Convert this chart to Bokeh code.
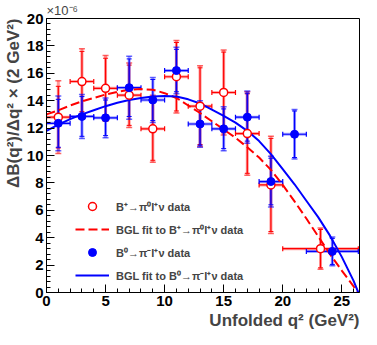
import math
from bokeh.plotting import figure
from bokeh.models import (Range1d, SingleIntervalTicker, Legend, LegendItem,
                          ColumnDataSource, Title)
from bokeh.embed import file_html
from bokeh.resources import INLINE

# ---------------- data ----------------
red_x = [1, 3, 5, 7, 9, 11, 13, 15, 17, 19, 23.2]
red_xerr = [1, 1, 1, 1, 1, 1, 1, 1, 1, 1, 3.2]
red_y = [12.8, 15.4, 14.9, 14.4, 11.95, 15.75, 13.6, 14.6, 11.6, 7.85, 3.2]
red_tot = [2.65, 2.4, 2.4, 2.35, 2.45, 2.65, 2.95, 3.1, 3.05, 3.55, 1.5]
red_stat = [2.25, 2.2, 2.2, 2.2, 2.3, 2.5, 2.8, 2.95, 2.9, 3.4, 1.4]

blue_x = [1, 3, 5, 7, 9, 11, 13, 15, 17, 19, 21, 24.2]
blue_xerr = [1, 1, 1, 1, 1, 1, 1, 1, 1, 1, 1, 2.2]
blue_y = [12.35, 12.85, 12.75, 14.95, 14.05, 16.2, 12.3, 11.95, 12.8, 8.1, 11.55, 3.0]
blue_tot = [2.0, 1.6, 1.45, 2.3, 1.65, 1.7, 1.7, 1.6, 1.9, 1.85, 1.8, 1.05]
blue_stat = [1.75, 1.45, 1.3, 2.1, 1.5, 1.55, 1.55, 1.45, 1.75, 1.7, 1.7, 0.95]

fit_x = [0, 1, 2, 3, 4, 5, 6, 7, 8, 9, 10, 11, 12, 13, 14, 15, 16, 17, 18, 19,
         20, 21, 22, 23, 24, 25, 26, 26.4]
red_fit = [13.0, 13.3, 13.65, 13.95, 14.2, 14.45, 14.65, 14.8, 14.85, 14.8, 14.55,
           14.2, 13.65, 13.1, 12.5, 11.9, 11.3, 10.6, 9.85, 8.95, 7.85, 6.65, 5.4,
           4.1, 2.8, 1.6, 0.45, 0.0]
blue_fit = [11.8, 12.25, 12.65, 13.0, 13.3, 13.6, 13.85, 14.05, 14.2, 14.3, 14.35,
            14.3, 14.1, 13.8, 13.35, 12.9, 12.4, 11.8, 11.05, 10.1, 9.0, 7.9, 6.7,
            5.5, 4.15, 2.6, 0.85, 0.0]

x_ticks_interval = 5
y_ticks_interval = 2

RED = "#ff0000"
BLUE = "#0000ff"
FONT = "Liberation Sans"

p = figure(width=361, height=329, output_backend="svg", toolbar_location=None,
           x_range=Range1d(0, 26.5), y_range=Range1d(0, 20),
           min_border_left=44, min_border_right=2, min_border_top=15,
           min_border_bottom=4)
p.xgrid.visible = False
p.ygrid.visible = False
p.outline_line_color = "black"
p.outline_line_width = 1
p.background_fill_color = "white"
p.border_fill_color = "white"

p.xaxis.ticker = SingleIntervalTicker(interval=x_ticks_interval, num_minor_ticks=5)
p.yaxis.ticker = SingleIntervalTicker(interval=y_ticks_interval, num_minor_ticks=5)
for ax in (p.xaxis, p.yaxis):
    ax.major_tick_in = 8
    ax.major_tick_out = 0
    ax.minor_tick_in = 4
    ax.minor_tick_out = 0
    ax.axis_line_color = "black"
    ax.major_tick_line_color = "black"
    ax.minor_tick_line_color = "black"
    ax.major_label_text_font = FONT
    ax.major_label_text_font_style = "bold"
    ax.major_label_text_font_size = "15px"
    ax.major_label_text_color = "black"
p.yaxis.major_label_standoff = 3
p.xaxis.major_label_standoff = 3


def draw_series(xs, xerr, ys, tot, stat, color):
    src = ColumnDataSource(dict(
        x=xs, y=ys,
        xl=[a - e for a, e in zip(xs, xerr)], xh=[a + e for a, e in zip(xs, xerr)],
        yt_lo=[a - e for a, e in zip(ys, tot)], yt_hi=[a + e for a, e in zip(ys, tot)],
        ys_lo=[a - e for a, e in zip(ys, stat)], ys_hi=[a + e for a, e in zip(ys, stat)],
    ))
    # total (translucent, thick)
    p.segment(x0="x", y0="yt_lo", x1="x", y1="yt_hi", source=src,
              line_color=color, line_width=3, line_alpha=0.4)
    p.segment(x0="xl", y0="y", x1="xh", y1="y", source=src,
              line_color=color, line_width=3, line_alpha=0.35)
    for col in ("yt_lo", "yt_hi"):
        p.scatter(x="x", y=col, source=src, marker="dash", size=6,
                  line_color=color, line_width=1.5, line_alpha=0.6)
    # statistical (solid, thin)
    p.segment(x0="x", y0="ys_lo", x1="x", y1="ys_hi", source=src,
              line_color=color, line_width=1.2)
    p.segment(x0="xl", y0="y", x1="xh", y1="y", source=src,
              line_color=color, line_width=1.2)
    for col in ("ys_lo", "ys_hi"):
        p.scatter(x="x", y=col, source=src, marker="dash", size=5,
                  line_color=color, line_width=1)
    for col in ("xl", "xh"):
        p.scatter(x=col, y="y", source=src, marker="dash", size=5, angle=math.pi / 2,
                  line_color=color, line_width=1.2)
    return src


rsrc = draw_series(red_x, red_xerr, red_y, red_tot, red_stat, RED)
bsrc = draw_series(blue_x, blue_xerr, blue_y, blue_tot, blue_stat, BLUE)

red_line = p.line(fit_x, red_fit, line_color=RED, line_width=2, line_dash="9 4")
blue_line = p.line(fit_x, blue_fit, line_color=BLUE, line_width=2)

red_pts = p.scatter(x="x", y="y", source=rsrc, marker="circle", size=8,
                    fill_color="white", line_color=RED, line_width=1.5)
blue_pts = p.scatter(x="x", y="y", source=bsrc, marker="circle", size=8,
                     fill_color=BLUE, line_color=BLUE, line_width=1)

legend = Legend(items=[
    LegendItem(label="B⁺→π⁰l⁺ν data", renderers=[red_pts]),
    LegendItem(label="BGL fit to B⁺→π⁰l⁺ν data", renderers=[red_line]),
    LegendItem(label="B⁰→π⁻l⁺ν data", renderers=[blue_pts]),
    LegendItem(label="BGL fit to B⁰→π⁻l⁺ν data", renderers=[blue_line]),
], location=(29, 7), padding=0, margin=0, spacing=3,
    glyph_width=34, glyph_height=20, label_height=20, label_standoff=7,
    label_text_font=FONT, label_text_font_style="bold", label_text_font_size="11px",
    background_fill_alpha=0, border_line_alpha=0)
p.add_layout(legend)

p.add_layout(Title(text="×10⁻⁶", align="left", text_font=FONT, text_font_style="normal",
                   text_font_size="13px", standoff=1, offset=0), "above")
p.add_layout(Title(text="ΔB(q²)/Δq² × (2 GeV²)", align="right", text_font=FONT,
                   text_font_style="bold", text_font_size="17px", standoff=2, offset=0),
             "left")
p.add_layout(Title(text="Unfolded q² (GeV²)", align="right", text_font=FONT,
                   text_font_style="bold", text_font_size="17px", standoff=0, offset=0),
             "below")

open("out.html", "w").write(file_html(p, INLINE))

------------------------------------------------

--- Exercise objective ---
Reproduce the listing exactly. Leave its pictures out.

--- Written solution ---
Convert this chart to Bokeh code.
import math
from bokeh.plotting import figure
from bokeh.models import (Range1d, SingleIntervalTicker, Legend, LegendItem,
                          ColumnDataSource, Title)
from bokeh.embed import file_html
from bokeh.resources import INLINE

# ---------------- data ----------------
red_x = [1, 3, 5, 7, 9, 11, 13, 15, 17, 19, 23.2]
red_xerr = [1, 1, 1, 1, 1, 1, 1, 1, 1, 1, 3.2]
red_y = [12.8, 15.4, 14.9, 14.4, 11.95, 15.75, 13.6, 14.6, 11.6, 7.85, 3.2]
red_tot = [2.65, 2.4, 2.4, 2.35, 2.45, 2.65, 2.95, 3.1, 3.05, 3.55, 1.5]
red_stat = [2.25, 2.2, 2.2, 2.2, 2.3, 2.5, 2.8, 2.95, 2.9, 3.4, 1.4]

blue_x = [1, 3, 5, 7, 9, 11, 13, 15, 17, 19, 21, 24.2]
blue_xerr = [1, 1, 1, 1, 1, 1, 1, 1, 1, 1, 1, 2.2]
blue_y = [12.35, 12.85, 12.75, 14.95, 14.05, 16.2, 12.3, 11.95, 12.8, 8.1, 11.55, 3.0]
blue_tot = [2.0, 1.6, 1.45, 2.3, 1.65, 1.7, 1.7, 1.6, 1.9, 1.85, 1.8, 1.05]
blue_stat = [1.75, 1.45, 1.3, 2.1, 1.5, 1.55, 1.55, 1.45, 1.75, 1.7, 1.7, 0.95]

fit_x = [0, 1, 2, 3, 4, 5, 6, 7, 8, 9, 10, 11, 12, 13, 14, 15, 16, 17, 18, 19,
         20, 21, 22, 23, 24, 25, 26, 26.4]
red_fit = [13.0, 13.3, 13.65, 13.95, 14.2, 14.45, 14.65, 14.8, 14.85, 14.8, 14.55,
           14.2, 13.65, 13.1, 12.5, 11.9, 11.3, 10.6, 9.85, 8.95, 7.85, 6.65, 5.4,
           4.1, 2.8, 1.6, 0.45, 0.0]
blue_fit = [11.8, 12.25, 12.65, 13.0, 13.3, 13.6, 13.85, 14.05, 14.2, 14.3, 14.35,
            14.3, 14.1, 13.8, 13.35, 12.9, 12.4, 11.8, 11.05, 10.1, 9.0, 7.9, 6.7,
            5.5, 4.15, 2.6, 0.85, 0.0]

x_ticks_interval = 5
y_ticks_interval = 2

RED = "#ff0000"
BLUE = "#0000ff"
FONT = "Liberation Sans"

p = figure(width=361, height=329, output_backend="svg", toolbar_location=None,
           x_range=Range1d(0, 26.5), y_range=Range1d(0, 20),
           min_border_left=44, min_border_right=2, min_border_top=15,
           min_border_bottom=4)
p.xgrid.visible = False
p.ygrid.visible = False
p.outline_line_color = "black"
p.outline_line_width = 1
p.background_fill_color = "white"
p.border_fill_color = "white"

p.xaxis.ticker = SingleIntervalTicker(interval=x_ticks_interval, num_minor_ticks=5)
p.yaxis.ticker = SingleIntervalTicker(interval=y_ticks_interval, num_minor_ticks=5)
for ax in (p.xaxis, p.yaxis):
    ax.major_tick_in = 8
    ax.major_tick_out = 0
    ax.minor_tick_in = 4
    ax.minor_tick_out = 0
    ax.axis_line_color = "black"
    ax.major_tick_line_color = "black"
    ax.minor_tick_line_color = "black"
    ax.major_label_text_font = FONT
    ax.major_label_text_font_style = "bold"
    ax.major_label_text_font_size = "15px"
    ax.major_label_text_color = "black"
p.yaxis.major_label_standoff = 3
p.xaxis.major_label_standoff = 3


def draw_series(xs, xerr, ys, tot, stat, color):
    src = ColumnDataSource(dict(
        x=xs, y=ys,
        xl=[a - e for a, e in zip(xs, xerr)], xh=[a + e for a, e in zip(xs, xerr)],
        yt_lo=[a - e for a, e in zip(ys, tot)], yt_hi=[a + e for a, e in zip(ys, tot)],
        ys_lo=[a - e for a, e in zip(ys, stat)], ys_hi=[a + e for a, e in zip(ys, stat)],
    ))
    # total (translucent, thick)
    p.segment(x0="x", y0="yt_lo", x1="x", y1="yt_hi", source=src,
              line_color=color, line_width=3, line_alpha=0.4)
    p.segment(x0="xl", y0="y", x1="xh", y1="y", source=src,
              line_color=color, line_width=3, line_alpha=0.35)
    for col in ("yt_lo", "yt_hi"):
        p.scatter(x="x", y=col, source=src, marker="dash", size=6,
                  line_color=color, line_width=1.5, line_alpha=0.6)
    # statistical (solid, thin)
    p.segment(x0="x", y0="ys_lo", x1="x", y1="ys_hi", source=src,
              line_color=color, line_width=1.2)
    p.segment(x0="xl", y0="y", x1="xh", y1="y", source=src,
              line_color=color, line_width=1.2)
    for col in ("ys_lo", "ys_hi"):
        p.scatter(x="x", y=col, source=src, marker="dash", size=5,
                  line_color=color, line_width=1)
    for col in ("xl", "xh"):
        p.scatter(x=col, y="y", source=src, marker="dash", size=5, angle=math.pi / 2,
                  line_color=color, line_width=1.2)
    return src


rsrc = draw_series(red_x, red_xerr, red_y, red_tot, red_stat, RED)
bsrc = draw_series(blue_x, blue_xerr, blue_y, blue_tot, blue_stat, BLUE)

red_line = p.line(fit_x, red_fit, line_color=RED, line_width=2, line_dash="9 4")
blue_line = p.line(fit_x, blue_fit, line_color=BLUE, line_width=2)

red_pts = p.scatter(x="x", y="y", source=rsrc, marker="circle", size=8,
                    fill_color="white", line_color=RED, line_width=1.5)
blue_pts = p.scatter(x="x", y="y", source=bsrc, marker="circle", size=8,
                     fill_color=BLUE, line_color=BLUE, line_width=1)

legend = Legend(items=[
    LegendItem(label="B⁺→π⁰l⁺ν data", renderers=[red_pts]),
    LegendItem(label="BGL fit to B⁺→π⁰l⁺ν data", renderers=[red_line]),
    LegendItem(label="B⁰→π⁻l⁺ν data", renderers=[blue_pts]),
    LegendItem(label="BGL fit to B⁰→π⁻l⁺ν data", renderers=[blue_line]),
], location=(29, 7), padding=0, margin=0, spacing=3,
    glyph_width=34, glyph_height=20, label_height=20, label_standoff=7,
    label_text_font=FONT, label_text_font_style="bold", label_text_font_size="11px",
    background_fill_alpha=0, border_line_alpha=0)
p.add_layout(legend)

p.add_layout(Title(text="×10⁻⁶", align="left", text_font=FONT, text_font_style="normal",
                   text_font_size="13px", standoff=1, offset=0), "above")
p.add_layout(Title(text="ΔB(q²)/Δq² × (2 GeV²)", align="right", text_font=FONT,
                   text_font_style="bold", text_font_size="17px", standoff=2, offset=0),
             "left")
p.add_layout(Title(text="Unfolded q² (GeV²)", align="right", text_font=FONT,
                   text_font_style="bold", text_font_size="17px", standoff=0, offset=0),
             "below")

open("out.html", "w").write(file_html(p, INLINE))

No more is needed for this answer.